CHALLENGE: Spot each line that carries the word "code"; copy those lines.

— start —

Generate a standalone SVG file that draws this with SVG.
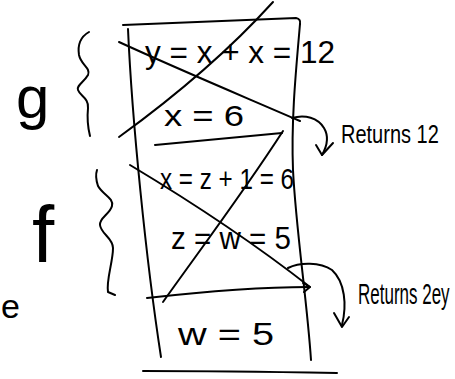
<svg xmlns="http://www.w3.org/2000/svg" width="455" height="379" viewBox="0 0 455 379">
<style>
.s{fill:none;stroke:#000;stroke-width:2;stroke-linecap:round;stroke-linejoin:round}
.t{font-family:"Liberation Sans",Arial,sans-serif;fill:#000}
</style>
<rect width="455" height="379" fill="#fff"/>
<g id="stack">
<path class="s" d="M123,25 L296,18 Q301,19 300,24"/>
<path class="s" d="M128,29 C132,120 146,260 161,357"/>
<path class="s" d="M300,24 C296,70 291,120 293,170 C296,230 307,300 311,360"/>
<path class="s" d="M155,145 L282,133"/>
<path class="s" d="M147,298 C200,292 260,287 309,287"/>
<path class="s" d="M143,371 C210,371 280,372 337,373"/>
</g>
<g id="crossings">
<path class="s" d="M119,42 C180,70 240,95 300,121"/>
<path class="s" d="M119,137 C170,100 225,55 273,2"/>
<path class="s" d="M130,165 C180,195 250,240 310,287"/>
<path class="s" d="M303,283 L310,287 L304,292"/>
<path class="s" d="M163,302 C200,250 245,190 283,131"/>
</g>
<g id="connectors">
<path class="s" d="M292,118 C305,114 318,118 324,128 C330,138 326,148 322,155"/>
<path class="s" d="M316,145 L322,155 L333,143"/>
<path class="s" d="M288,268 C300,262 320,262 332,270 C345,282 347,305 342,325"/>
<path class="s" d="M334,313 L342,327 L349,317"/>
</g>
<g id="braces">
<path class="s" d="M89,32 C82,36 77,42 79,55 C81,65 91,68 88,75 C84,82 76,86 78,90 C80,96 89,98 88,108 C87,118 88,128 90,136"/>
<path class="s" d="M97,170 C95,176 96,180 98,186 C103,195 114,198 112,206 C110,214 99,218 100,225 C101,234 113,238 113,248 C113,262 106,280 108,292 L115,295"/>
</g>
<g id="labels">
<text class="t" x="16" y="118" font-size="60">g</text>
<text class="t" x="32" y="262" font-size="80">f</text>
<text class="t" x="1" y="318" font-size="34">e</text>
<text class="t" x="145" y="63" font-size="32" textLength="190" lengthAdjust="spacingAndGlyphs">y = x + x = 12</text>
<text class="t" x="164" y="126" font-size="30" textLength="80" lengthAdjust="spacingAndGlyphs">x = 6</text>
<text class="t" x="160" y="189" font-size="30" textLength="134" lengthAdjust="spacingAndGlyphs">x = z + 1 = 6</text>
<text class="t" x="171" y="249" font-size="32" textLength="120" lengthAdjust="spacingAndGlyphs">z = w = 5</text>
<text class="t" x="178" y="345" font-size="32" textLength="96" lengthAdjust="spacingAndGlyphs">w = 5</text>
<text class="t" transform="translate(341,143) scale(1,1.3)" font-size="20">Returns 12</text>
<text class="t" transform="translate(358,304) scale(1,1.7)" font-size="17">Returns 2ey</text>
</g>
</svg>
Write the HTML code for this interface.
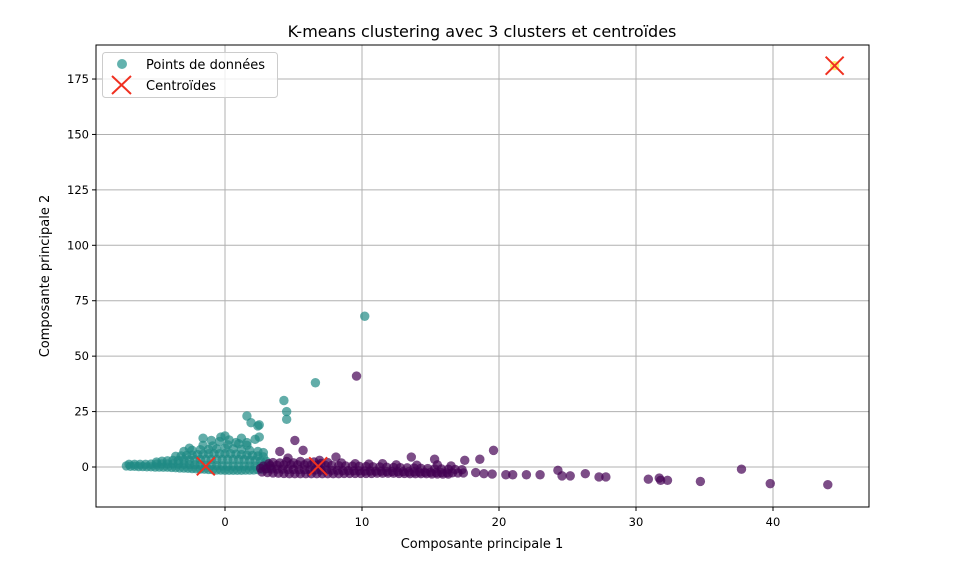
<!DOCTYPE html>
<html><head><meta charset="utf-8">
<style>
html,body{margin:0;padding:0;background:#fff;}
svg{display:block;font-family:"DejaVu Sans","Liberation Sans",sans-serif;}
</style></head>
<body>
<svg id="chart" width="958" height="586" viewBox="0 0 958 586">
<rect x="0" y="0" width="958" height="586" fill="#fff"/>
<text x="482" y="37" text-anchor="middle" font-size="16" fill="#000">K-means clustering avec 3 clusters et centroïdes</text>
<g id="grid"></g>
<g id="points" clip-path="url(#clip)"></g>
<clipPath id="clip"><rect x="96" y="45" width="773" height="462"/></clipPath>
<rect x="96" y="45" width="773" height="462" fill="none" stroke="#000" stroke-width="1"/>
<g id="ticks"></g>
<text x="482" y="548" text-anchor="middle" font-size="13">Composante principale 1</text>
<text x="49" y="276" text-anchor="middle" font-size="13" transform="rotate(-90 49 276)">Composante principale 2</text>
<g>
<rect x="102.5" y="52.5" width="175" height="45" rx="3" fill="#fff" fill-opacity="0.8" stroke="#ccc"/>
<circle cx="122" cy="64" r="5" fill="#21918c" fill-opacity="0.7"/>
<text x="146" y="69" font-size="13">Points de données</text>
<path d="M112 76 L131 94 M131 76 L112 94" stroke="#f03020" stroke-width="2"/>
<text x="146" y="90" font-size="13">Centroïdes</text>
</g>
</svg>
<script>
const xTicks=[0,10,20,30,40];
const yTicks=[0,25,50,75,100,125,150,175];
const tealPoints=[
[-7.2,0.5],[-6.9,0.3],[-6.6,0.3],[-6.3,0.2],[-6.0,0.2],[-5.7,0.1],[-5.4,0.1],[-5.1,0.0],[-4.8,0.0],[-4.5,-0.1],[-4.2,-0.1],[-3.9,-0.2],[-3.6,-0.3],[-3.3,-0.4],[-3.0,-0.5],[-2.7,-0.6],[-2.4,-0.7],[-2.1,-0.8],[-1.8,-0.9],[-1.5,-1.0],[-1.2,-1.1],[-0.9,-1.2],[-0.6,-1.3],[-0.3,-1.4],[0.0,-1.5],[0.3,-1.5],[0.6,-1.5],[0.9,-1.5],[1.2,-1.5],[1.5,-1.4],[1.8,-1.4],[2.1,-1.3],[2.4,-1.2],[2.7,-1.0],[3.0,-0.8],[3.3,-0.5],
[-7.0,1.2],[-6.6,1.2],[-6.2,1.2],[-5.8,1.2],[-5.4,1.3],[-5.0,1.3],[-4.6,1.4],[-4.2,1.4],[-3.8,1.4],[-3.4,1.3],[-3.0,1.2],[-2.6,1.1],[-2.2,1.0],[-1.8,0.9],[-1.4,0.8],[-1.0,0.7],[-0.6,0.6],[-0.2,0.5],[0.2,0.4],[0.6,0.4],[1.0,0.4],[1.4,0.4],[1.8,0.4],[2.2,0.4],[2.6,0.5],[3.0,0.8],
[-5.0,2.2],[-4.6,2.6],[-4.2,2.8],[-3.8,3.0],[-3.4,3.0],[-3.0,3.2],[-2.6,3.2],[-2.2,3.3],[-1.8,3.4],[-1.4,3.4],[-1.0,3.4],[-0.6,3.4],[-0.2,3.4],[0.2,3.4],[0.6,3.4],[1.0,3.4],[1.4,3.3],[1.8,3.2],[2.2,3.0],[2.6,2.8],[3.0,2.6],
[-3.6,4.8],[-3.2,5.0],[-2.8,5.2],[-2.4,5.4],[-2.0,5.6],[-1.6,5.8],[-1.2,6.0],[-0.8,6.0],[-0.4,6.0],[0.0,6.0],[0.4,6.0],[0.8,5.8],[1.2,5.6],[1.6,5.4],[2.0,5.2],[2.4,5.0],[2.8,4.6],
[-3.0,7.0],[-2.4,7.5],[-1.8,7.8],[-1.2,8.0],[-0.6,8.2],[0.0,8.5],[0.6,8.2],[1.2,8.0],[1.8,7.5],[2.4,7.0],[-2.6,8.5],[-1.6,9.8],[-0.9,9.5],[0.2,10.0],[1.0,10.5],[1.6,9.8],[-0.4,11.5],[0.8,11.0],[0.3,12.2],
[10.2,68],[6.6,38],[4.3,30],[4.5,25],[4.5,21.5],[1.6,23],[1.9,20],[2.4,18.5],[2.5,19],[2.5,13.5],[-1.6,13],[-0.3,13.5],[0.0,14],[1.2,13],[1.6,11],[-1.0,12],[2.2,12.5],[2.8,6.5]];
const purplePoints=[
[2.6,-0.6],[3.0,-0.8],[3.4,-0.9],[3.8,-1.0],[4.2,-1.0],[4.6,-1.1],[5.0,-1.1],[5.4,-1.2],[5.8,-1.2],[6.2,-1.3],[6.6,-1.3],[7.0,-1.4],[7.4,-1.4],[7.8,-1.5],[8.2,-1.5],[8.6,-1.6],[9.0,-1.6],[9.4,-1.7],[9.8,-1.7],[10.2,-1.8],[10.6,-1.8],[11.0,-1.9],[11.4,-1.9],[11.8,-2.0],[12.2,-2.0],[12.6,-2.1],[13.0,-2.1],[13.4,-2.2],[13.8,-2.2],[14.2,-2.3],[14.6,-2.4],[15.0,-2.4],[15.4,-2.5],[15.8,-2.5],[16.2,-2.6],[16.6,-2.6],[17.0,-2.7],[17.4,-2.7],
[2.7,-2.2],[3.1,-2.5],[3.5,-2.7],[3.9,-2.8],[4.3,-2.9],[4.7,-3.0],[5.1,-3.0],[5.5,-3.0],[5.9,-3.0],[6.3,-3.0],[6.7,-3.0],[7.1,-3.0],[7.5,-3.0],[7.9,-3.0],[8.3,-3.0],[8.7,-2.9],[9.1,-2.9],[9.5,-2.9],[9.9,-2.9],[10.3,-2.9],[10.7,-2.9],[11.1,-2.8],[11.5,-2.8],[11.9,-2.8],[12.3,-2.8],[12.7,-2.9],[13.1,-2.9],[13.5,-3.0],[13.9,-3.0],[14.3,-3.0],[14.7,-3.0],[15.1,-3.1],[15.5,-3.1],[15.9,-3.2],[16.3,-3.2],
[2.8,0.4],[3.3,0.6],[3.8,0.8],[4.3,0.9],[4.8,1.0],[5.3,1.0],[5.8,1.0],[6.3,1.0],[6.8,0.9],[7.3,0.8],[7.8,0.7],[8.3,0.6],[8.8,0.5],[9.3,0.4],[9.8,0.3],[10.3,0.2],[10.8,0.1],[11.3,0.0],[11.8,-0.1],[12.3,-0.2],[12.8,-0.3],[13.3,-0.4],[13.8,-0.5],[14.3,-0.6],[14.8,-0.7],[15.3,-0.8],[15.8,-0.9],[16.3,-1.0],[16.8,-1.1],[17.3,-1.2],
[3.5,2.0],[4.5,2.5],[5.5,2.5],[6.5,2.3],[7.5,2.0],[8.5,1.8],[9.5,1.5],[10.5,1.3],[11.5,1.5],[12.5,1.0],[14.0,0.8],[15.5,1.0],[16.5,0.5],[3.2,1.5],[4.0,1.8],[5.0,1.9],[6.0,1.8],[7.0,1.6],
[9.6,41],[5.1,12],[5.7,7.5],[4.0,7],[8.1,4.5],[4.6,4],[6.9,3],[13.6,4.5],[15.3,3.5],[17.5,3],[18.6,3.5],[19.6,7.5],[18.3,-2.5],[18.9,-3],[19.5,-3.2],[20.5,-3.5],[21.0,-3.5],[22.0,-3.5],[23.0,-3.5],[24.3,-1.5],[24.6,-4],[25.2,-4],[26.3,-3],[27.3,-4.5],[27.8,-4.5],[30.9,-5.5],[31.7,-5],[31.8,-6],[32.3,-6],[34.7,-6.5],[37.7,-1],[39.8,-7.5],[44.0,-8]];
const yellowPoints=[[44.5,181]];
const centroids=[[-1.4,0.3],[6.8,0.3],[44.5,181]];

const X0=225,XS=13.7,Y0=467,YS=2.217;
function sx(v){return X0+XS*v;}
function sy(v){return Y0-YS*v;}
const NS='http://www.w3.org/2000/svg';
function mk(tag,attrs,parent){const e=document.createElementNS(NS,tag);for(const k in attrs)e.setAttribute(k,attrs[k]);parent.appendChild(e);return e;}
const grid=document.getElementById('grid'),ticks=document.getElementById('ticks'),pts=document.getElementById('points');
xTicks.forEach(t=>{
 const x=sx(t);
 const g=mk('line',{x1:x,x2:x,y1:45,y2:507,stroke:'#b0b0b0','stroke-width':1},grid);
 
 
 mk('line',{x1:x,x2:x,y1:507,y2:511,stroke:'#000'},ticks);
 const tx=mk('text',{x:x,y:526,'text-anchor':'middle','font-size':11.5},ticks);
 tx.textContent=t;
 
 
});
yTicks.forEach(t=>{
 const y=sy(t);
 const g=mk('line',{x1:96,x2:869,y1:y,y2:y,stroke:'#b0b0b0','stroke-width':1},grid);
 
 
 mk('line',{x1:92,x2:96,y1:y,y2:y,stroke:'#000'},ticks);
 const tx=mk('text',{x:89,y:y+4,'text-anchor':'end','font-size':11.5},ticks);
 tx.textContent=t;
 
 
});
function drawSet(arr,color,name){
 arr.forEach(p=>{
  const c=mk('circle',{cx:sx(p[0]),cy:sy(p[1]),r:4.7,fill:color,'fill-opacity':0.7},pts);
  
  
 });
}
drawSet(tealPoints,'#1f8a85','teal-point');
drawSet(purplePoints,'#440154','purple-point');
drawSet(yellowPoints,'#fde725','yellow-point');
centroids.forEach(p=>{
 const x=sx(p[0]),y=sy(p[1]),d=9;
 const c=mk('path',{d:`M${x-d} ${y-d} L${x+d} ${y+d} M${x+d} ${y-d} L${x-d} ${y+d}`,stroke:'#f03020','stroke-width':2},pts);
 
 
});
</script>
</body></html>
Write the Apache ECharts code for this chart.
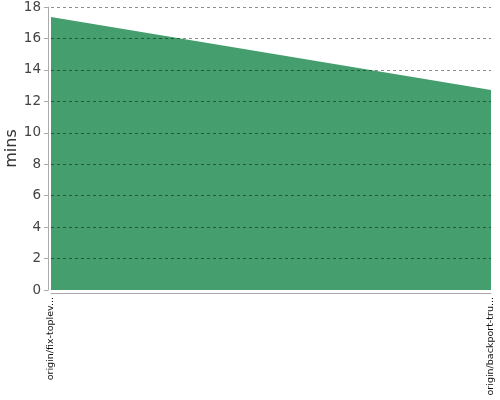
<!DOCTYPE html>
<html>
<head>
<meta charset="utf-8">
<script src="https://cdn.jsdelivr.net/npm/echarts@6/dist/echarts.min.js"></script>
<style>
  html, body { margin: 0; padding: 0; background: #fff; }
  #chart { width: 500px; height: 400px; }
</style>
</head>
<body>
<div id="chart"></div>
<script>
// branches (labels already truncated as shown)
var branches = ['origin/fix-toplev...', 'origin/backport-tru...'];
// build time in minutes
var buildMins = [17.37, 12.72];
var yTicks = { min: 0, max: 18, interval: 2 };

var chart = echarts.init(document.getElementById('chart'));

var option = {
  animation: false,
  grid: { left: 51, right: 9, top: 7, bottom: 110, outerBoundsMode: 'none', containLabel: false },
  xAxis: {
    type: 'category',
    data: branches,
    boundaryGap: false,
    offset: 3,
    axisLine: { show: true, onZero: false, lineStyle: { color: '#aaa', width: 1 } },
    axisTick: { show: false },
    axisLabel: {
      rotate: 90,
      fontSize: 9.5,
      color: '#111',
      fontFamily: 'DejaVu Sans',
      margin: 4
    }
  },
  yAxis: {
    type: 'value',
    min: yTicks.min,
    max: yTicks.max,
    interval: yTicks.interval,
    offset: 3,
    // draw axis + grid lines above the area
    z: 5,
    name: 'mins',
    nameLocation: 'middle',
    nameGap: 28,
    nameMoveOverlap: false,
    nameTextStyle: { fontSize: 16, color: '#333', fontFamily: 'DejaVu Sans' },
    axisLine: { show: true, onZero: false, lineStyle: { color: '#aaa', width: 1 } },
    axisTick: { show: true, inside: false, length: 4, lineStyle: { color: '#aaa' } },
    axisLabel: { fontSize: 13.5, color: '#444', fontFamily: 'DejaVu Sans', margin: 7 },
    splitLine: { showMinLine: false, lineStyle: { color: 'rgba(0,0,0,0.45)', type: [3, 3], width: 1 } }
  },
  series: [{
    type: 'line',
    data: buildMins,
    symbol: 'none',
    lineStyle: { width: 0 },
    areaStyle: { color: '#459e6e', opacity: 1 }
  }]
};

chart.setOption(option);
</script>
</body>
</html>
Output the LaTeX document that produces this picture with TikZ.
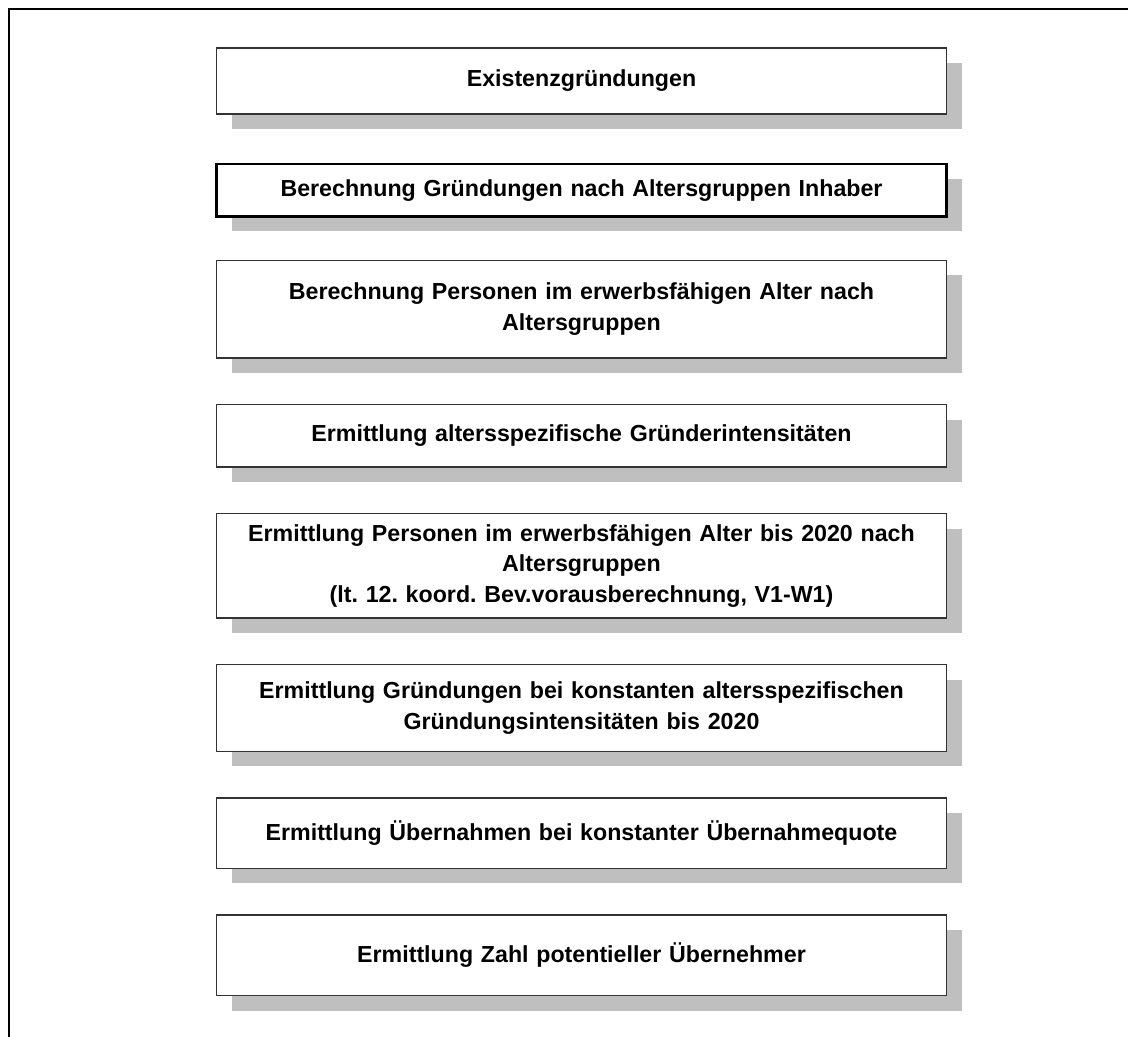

— end —

FINAL RESULT:
Write the HTML code for this interface.
Write the Apache ECharts code for this chart.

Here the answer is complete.